==== Supplied information

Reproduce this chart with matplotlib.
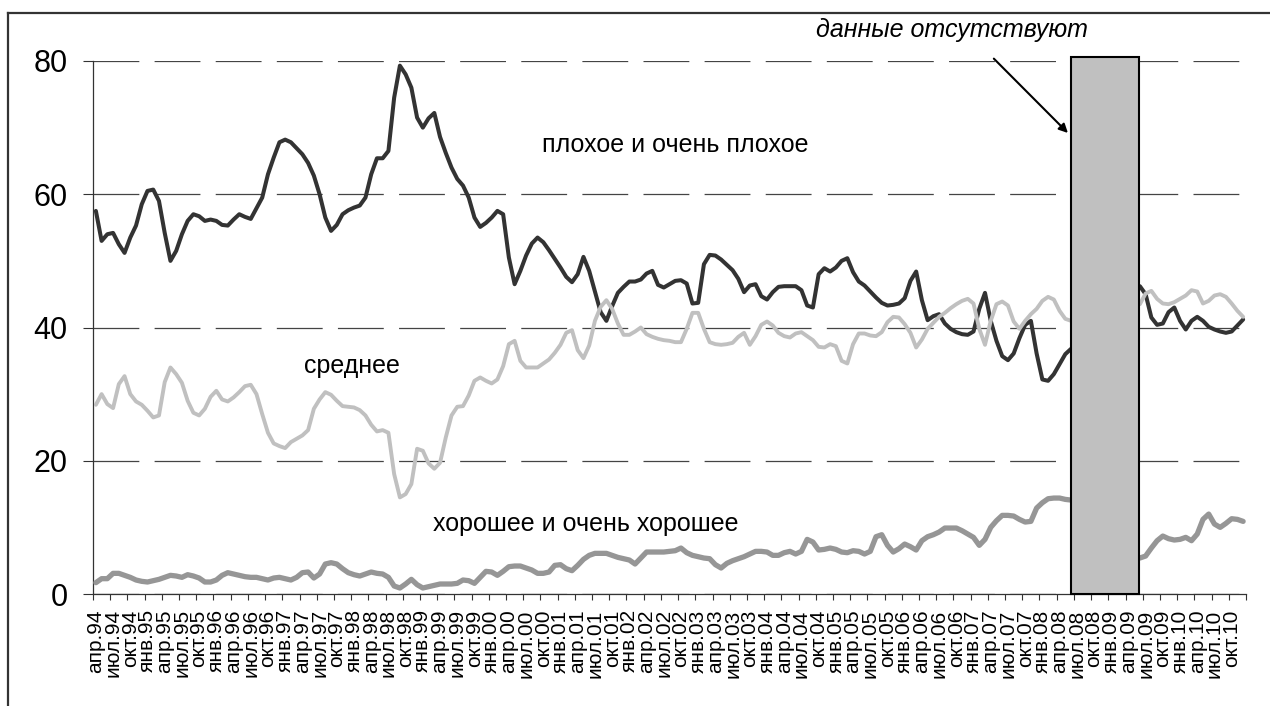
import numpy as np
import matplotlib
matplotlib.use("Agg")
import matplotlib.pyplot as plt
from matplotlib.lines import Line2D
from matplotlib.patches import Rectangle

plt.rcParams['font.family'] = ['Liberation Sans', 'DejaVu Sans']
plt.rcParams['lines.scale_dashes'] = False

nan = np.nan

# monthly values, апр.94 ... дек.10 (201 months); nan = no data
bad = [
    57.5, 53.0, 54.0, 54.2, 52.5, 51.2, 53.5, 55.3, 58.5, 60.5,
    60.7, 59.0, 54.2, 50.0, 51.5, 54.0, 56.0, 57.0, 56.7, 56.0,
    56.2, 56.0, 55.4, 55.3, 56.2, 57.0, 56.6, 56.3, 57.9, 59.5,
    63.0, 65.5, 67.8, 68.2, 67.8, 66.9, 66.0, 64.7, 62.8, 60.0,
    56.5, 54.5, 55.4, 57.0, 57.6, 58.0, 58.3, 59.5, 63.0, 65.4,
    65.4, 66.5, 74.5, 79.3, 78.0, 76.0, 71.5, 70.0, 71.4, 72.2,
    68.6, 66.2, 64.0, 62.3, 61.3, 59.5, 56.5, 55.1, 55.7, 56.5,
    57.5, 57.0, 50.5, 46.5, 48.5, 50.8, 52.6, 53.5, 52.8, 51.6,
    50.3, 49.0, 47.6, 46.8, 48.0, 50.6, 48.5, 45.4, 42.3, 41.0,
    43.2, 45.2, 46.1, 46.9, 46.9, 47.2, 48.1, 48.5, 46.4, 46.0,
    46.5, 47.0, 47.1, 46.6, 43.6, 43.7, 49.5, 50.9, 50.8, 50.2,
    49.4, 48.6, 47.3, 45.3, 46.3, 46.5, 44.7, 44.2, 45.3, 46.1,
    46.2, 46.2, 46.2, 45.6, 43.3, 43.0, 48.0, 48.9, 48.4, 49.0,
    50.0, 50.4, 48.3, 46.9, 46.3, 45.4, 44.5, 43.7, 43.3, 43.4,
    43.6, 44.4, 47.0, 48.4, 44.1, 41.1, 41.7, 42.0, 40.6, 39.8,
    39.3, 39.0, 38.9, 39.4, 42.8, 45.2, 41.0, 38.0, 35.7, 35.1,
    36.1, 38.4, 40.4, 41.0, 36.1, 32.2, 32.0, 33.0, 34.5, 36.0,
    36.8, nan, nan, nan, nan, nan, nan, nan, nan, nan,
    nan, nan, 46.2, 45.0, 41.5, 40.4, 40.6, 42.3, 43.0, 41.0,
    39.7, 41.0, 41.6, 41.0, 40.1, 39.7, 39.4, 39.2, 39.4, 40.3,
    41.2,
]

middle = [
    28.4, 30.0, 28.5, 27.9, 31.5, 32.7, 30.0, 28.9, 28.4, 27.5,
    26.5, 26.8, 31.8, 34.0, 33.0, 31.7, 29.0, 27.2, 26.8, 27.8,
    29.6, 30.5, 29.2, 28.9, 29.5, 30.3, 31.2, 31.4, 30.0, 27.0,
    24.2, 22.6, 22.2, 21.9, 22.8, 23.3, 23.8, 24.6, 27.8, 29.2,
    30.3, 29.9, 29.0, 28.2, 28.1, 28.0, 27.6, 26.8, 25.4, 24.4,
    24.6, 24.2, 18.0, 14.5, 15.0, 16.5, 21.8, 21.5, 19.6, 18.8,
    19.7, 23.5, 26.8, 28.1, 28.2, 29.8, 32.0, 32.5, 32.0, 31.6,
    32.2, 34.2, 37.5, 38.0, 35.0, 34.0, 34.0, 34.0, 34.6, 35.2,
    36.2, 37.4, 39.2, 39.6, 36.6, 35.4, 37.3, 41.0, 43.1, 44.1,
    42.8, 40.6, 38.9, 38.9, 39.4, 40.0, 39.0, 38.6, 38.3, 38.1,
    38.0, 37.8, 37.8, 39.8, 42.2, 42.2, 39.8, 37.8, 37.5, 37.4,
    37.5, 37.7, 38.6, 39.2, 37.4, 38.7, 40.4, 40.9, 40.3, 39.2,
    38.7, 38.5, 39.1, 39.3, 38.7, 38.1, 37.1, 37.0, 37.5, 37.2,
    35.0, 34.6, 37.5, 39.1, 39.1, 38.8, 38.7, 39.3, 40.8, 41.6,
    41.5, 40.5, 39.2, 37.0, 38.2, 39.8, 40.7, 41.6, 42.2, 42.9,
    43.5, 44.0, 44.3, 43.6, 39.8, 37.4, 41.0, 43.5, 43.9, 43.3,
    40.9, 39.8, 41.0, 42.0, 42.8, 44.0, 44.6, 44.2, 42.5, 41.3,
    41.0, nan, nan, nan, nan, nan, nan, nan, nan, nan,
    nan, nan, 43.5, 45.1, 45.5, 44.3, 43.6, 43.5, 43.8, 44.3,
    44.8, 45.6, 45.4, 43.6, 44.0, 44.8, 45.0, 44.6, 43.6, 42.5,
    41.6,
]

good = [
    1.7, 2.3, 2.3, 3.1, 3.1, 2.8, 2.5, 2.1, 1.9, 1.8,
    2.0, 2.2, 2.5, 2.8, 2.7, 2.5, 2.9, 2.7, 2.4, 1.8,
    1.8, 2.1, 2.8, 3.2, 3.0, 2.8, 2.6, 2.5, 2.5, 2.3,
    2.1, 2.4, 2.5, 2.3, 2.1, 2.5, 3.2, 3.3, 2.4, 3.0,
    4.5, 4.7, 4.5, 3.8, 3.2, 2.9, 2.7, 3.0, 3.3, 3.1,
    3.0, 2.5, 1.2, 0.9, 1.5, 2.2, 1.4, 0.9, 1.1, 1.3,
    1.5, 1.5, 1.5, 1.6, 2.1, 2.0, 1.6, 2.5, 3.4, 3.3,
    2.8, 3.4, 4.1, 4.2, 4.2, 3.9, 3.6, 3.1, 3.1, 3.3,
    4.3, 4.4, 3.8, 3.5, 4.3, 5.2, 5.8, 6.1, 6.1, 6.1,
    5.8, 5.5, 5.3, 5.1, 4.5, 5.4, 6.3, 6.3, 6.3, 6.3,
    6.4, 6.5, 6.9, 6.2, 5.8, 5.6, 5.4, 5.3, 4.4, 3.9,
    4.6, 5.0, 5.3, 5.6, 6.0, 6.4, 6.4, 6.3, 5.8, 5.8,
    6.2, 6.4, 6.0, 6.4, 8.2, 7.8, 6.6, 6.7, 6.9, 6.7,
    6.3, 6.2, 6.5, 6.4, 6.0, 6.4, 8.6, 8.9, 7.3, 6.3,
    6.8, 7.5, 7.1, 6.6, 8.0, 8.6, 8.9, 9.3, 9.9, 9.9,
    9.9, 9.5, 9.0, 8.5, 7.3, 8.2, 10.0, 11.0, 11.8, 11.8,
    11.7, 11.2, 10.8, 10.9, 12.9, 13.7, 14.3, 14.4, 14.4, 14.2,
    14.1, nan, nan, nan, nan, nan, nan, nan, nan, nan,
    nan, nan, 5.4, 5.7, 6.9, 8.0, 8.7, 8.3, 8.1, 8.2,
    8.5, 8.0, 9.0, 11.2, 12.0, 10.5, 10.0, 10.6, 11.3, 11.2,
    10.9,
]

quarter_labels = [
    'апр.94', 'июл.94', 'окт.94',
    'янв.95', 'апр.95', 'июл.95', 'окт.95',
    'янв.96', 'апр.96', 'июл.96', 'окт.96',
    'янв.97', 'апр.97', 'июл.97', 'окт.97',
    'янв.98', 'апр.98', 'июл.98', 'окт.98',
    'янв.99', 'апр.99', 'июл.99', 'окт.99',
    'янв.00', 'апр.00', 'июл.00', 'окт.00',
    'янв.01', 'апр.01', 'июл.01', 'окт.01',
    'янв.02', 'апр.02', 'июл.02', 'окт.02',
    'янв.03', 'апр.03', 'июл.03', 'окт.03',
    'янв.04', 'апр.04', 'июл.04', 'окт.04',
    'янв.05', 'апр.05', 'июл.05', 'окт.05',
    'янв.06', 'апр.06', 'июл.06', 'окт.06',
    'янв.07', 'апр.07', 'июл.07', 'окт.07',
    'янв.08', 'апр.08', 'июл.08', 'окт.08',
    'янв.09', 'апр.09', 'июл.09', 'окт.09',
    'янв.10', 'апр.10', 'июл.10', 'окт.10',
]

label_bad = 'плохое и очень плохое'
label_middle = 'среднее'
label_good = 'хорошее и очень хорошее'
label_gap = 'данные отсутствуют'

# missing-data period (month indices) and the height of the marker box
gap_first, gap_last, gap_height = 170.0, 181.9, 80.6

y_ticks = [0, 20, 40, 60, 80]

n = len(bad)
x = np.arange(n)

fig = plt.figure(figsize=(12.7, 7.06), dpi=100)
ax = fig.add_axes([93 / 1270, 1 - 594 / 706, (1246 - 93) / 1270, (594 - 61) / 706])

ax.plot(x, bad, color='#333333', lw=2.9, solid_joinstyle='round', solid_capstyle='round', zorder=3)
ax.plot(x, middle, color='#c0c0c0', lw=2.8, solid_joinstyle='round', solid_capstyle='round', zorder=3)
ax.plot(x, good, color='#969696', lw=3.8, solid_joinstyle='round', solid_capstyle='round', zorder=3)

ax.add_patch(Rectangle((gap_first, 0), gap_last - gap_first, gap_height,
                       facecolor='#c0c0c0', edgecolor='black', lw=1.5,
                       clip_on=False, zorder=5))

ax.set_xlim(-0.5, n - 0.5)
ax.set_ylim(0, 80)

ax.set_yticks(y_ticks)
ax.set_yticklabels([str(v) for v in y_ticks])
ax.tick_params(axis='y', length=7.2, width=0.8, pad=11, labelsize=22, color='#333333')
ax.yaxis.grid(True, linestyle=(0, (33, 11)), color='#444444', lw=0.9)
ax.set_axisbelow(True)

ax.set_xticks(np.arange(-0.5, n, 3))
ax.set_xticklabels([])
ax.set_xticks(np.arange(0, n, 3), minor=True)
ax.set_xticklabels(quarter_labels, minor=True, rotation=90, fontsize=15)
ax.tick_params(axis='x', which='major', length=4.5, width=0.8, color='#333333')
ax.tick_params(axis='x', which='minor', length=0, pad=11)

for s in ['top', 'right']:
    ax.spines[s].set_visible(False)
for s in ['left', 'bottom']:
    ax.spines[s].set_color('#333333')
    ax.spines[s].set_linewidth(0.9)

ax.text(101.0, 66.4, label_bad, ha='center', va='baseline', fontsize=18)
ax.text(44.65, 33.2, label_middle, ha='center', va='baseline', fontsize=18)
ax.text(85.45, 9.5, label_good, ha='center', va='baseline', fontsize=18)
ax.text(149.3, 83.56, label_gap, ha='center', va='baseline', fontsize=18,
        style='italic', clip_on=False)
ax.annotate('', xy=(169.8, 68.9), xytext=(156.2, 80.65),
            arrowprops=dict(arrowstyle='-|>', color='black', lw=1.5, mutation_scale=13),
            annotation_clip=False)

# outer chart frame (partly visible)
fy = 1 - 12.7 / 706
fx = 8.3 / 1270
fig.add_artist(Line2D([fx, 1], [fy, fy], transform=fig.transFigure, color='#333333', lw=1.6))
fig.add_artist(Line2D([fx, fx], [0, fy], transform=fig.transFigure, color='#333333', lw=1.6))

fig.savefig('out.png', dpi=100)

========

▶ _Instructions to follow_: Reproduce the material above from its first line through the line containing "nan = np.nan", both ends included, and skip every picture.

▶ _Worked answer_:
Reproduce this chart with matplotlib.
import numpy as np
import matplotlib
matplotlib.use("Agg")
import matplotlib.pyplot as plt
from matplotlib.lines import Line2D
from matplotlib.patches import Rectangle

plt.rcParams['font.family'] = ['Liberation Sans', 'DejaVu Sans']
plt.rcParams['lines.scale_dashes'] = False

nan = np.nan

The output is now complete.